The antennas Effective Radiated Power (ERP) is used to measure the distance from the antenna that a usable signal is radiated or the specific pattern where the signal strength will support the desired data transfer rate. The general pattern that the antenna will radiate is normally available from the manufacturer. The actual pattern will be determined by the following factors;
- Transmitter Power, N-TRON 702W will supply 250mW (24dBm).
- The elevation of the antenna.
- Power Loss in the cable between the transmitter and the antenna.
- The gain of the antenna (see manufacturer’s data sheet).
- The sensitivity of the receivers being used.
- The environmental factors.
The interest in industrial wireless applications is rising very quickly. The number of new installations will multiply as more industrial wireless devices become available.

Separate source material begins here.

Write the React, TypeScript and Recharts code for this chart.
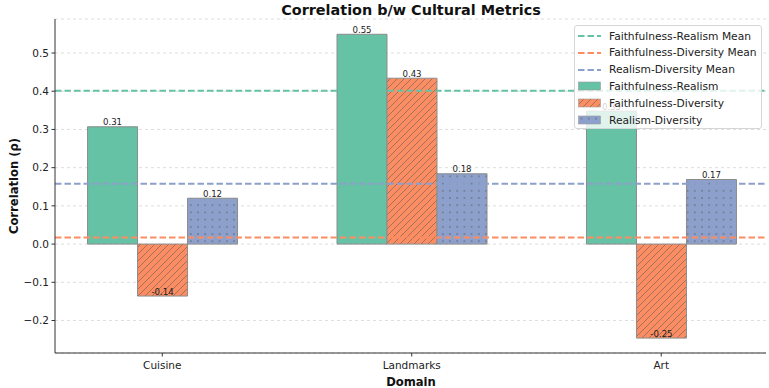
import React from 'react';
import { BarChart, Bar, XAxis, YAxis, CartesianGrid, ReferenceLine, LabelList } from 'recharts';

const domains = ['Cuisine', 'Landmarks', 'Art'];
const faithfulnessRealism = [0.307, 0.549, 0.348];
const faithfulnessDiversity = [-0.136, 0.434, -0.246];
const realismDiversity = [0.12, 0.184, 0.169];
const yTicks = [-0.2, -0.1, 0, 0.1, 0.2, 0.3, 0.4, 0.5];

const GREEN = '#66c2a5';
const ORANGE = '#fc8d62';
const BLUE = '#8da0cb';
const FONT = '"DejaVu Sans", sans-serif';
const DASH = '6.5 3';
const X_DOMAIN = [-0.43, 2.42];

const mean = (a: number[]) => a.reduce((s, v) => s + v, 0) / a.length;

const data = domains.map((d, i) => ({
  x: i,
  domain: d,
  fr: faithfulnessRealism[i],
  fd: faithfulnessDiversity[i],
  rd: realismDiversity[i],
}));

const legendItems = [
  { label: 'Faithfulness-Realism Mean', kind: 'line', color: GREEN },
  { label: 'Faithfulness-Diversity Mean', kind: 'line', color: ORANGE },
  { label: 'Realism-Diversity Mean', kind: 'line', color: BLUE },
  { label: 'Faithfulness-Realism', kind: 'box', color: GREEN },
  { label: 'Faithfulness-Diversity', kind: 'box', color: 'url(#hatch)' },
  { label: 'Realism-Diversity', kind: 'box', color: 'url(#dots)' },
];

const fmtY = (v: number) => {
  const s = Math.abs(v).toFixed(1);
  return v < -1e-9 ? '\u2212' + s : s;
};

// value text sits on the top of a positive bar and just inside the end of a negative one
const ValueLabel = (props: any) => {
  const { x, y, width, height, value } = props;
  const top = Math.min(y, y + height);
  const bottom = Math.max(y, y + height);
  const ty = value >= 0 ? top - 1.5 : bottom - 1.5;
  return (
    <text x={x + width / 2} y={ty} textAnchor="middle" fontSize={8.6} fill="#222" fontFamily={FONT}>
      {Number(value).toFixed(2)}
    </text>
  );
};

function Legend() {
  return (
    <div
      style={{
        position: 'absolute',
        left: 574,
        top: 25,
        width: 188,
        height: 104,
        boxSizing: 'border-box',
        border: '1px solid #d6d6d6',
        borderRadius: 3,
        background: 'rgba(255,255,255,0.8)',
        fontFamily: FONT,
        fontSize: 10.7,
        color: '#222',
      }}
    >
      {legendItems.map((it, i) => (
        <div key={it.label} style={{ position: 'absolute', left: 3, top: 1.5 + i * 16.8, height: 17, display: 'flex', alignItems: 'center' }}>
          <svg width={23} height={10} style={{ marginRight: 8 }}>
            {it.kind === 'line' ? (
              <line x1={0} y1={5} x2={23} y2={5} stroke={it.color} strokeWidth={2} strokeDasharray={DASH} />
            ) : (
              <rect x={0.5} y={1} width={22} height={8} fill={it.color} stroke="#999" strokeWidth={0.6} />
            )}
          </svg>
          <span style={{ whiteSpace: 'nowrap' }}>{it.label}</span>
        </div>
      ))}
    </div>
  );
}

export default function App() {
  return (
    <div style={{ position: 'absolute', left: 0, top: 0, width: 769, height: 388, background: '#fff', fontFamily: FONT }}>
      <BarChart width={769} height={388} data={data} margin={{ top: 19, right: 3, bottom: 0, left: 0 }} barGap={0}>
        <defs>
          <pattern id="hatch" patternUnits="userSpaceOnUse" width={7} height={7}>
            <rect width={7} height={7} fill={ORANGE} />
            <path d="M-1,1 l2,-2 M0,7 l7,-7 M6,8 l2,-2" stroke="#8a6a5a" strokeWidth={0.8} />
          </pattern>
          <pattern id="dots" patternUnits="userSpaceOnUse" width={7.2} height={7.2}>
            <rect width={7.2} height={7.2} fill={BLUE} />
            <circle cx={3.6} cy={3.6} r={0.8} fill="#68707f" />
          </pattern>
        </defs>
        <CartesianGrid vertical={false} stroke="#d4d4d4" strokeDasharray="3 3" strokeWidth={0.8} />
        <XAxis
          dataKey="x"
          type="number"
          domain={X_DOMAIN}
          ticks={[0, 1, 2]}
          tickFormatter={(v: number) => domains[v] ?? ''}
          height={35}
          tickSize={3.5}
          tickMargin={5.5}
          stroke="#333"
          tick={{ fill: '#222', fontSize: 10.5, fontFamily: FONT }}
        />
        <XAxis xAxisId="top" orientation="top" type="number" domain={X_DOMAIN} height={0} tick={false} tickLine={false} stroke="#333" />
        <YAxis
          type="number"
          domain={[-0.285, 0.589]}
          allowDataOverflow
          ticks={yTicks}
          tickFormatter={fmtY}
          width={55}
          tickSize={3.5}
          tickMargin={2.5}
          stroke="#333"
          tick={{ fill: '#222', fontSize: 10.5, fontFamily: FONT }}
        />
        <YAxis yAxisId="right" orientation="right" type="number" domain={[-0.285, 0.589]} width={0} tick={false} tickLine={false} stroke="#333" />
        <Bar dataKey="fr" barSize={50} fill={GREEN} stroke="#8c8c8c" strokeWidth={1} isAnimationActive={false}>
          <LabelList dataKey="fr" content={ValueLabel} />
        </Bar>
        <Bar dataKey="fd" barSize={50} fill="url(#hatch)" stroke="#8c8c8c" strokeWidth={1} isAnimationActive={false}>
          <LabelList dataKey="fd" content={ValueLabel} />
        </Bar>
        <Bar dataKey="rd" barSize={50} fill="url(#dots)" stroke="#8c8c8c" strokeWidth={1} isAnimationActive={false}>
          <LabelList dataKey="rd" content={ValueLabel} />
        </Bar>
        <ReferenceLine y={mean(faithfulnessRealism)} stroke={GREEN} strokeWidth={2} strokeDasharray={DASH} />
        <ReferenceLine y={mean(faithfulnessDiversity)} stroke={ORANGE} strokeWidth={2} strokeDasharray={DASH} />
        <ReferenceLine y={mean(realismDiversity)} stroke={BLUE} strokeWidth={2} strokeDasharray={DASH} />
      </BarChart>
      <svg width={769} height={388} style={{ position: 'absolute', left: 0, top: 0, pointerEvents: 'none' }}>
        <text x={411} y={14.5} textAnchor="middle" fontSize={14.4} fontWeight="bold" fill="#111" fontFamily={FONT}>
          Correlation b/w Cultural Metrics
        </text>
        <text x={411} y={385.5} textAnchor="middle" fontSize={11.6} fontWeight="bold" fill="#111" fontFamily={FONT}>
          Domain
        </text>
        <text x={18.3} y={186} textAnchor="middle" fontSize={11.6} fontWeight="bold" fill="#111" fontFamily={FONT} transform="rotate(-90 18.3 186)">
          Correlation (ρ)
        </text>
      </svg>
      <Legend />
    </div>
  );
}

Adding to Plant wireless network infrastructure should include the following planning and installation steps;
- Site map of existing wireless access points
- Document wireless coverage required
- Site survey
- Frequency and channel selection for new installation based on site survey, site map of existing access points and coverage required.
- Select WLAN equipment and antennas based on site survey and frequencies selected.
- Field testing to prove installation plans.
- Document new wireless network.
It is the customer's responsibility to review the advice provided herein and its applicability to the system. Red Lion makes no representation about specific knowledge of the customer's system or the specific performance of the system. Red Lion is not responsible for any damage to equipment or connected systems. The use of this document is at your own risk. Red Lion standard product warranty applies.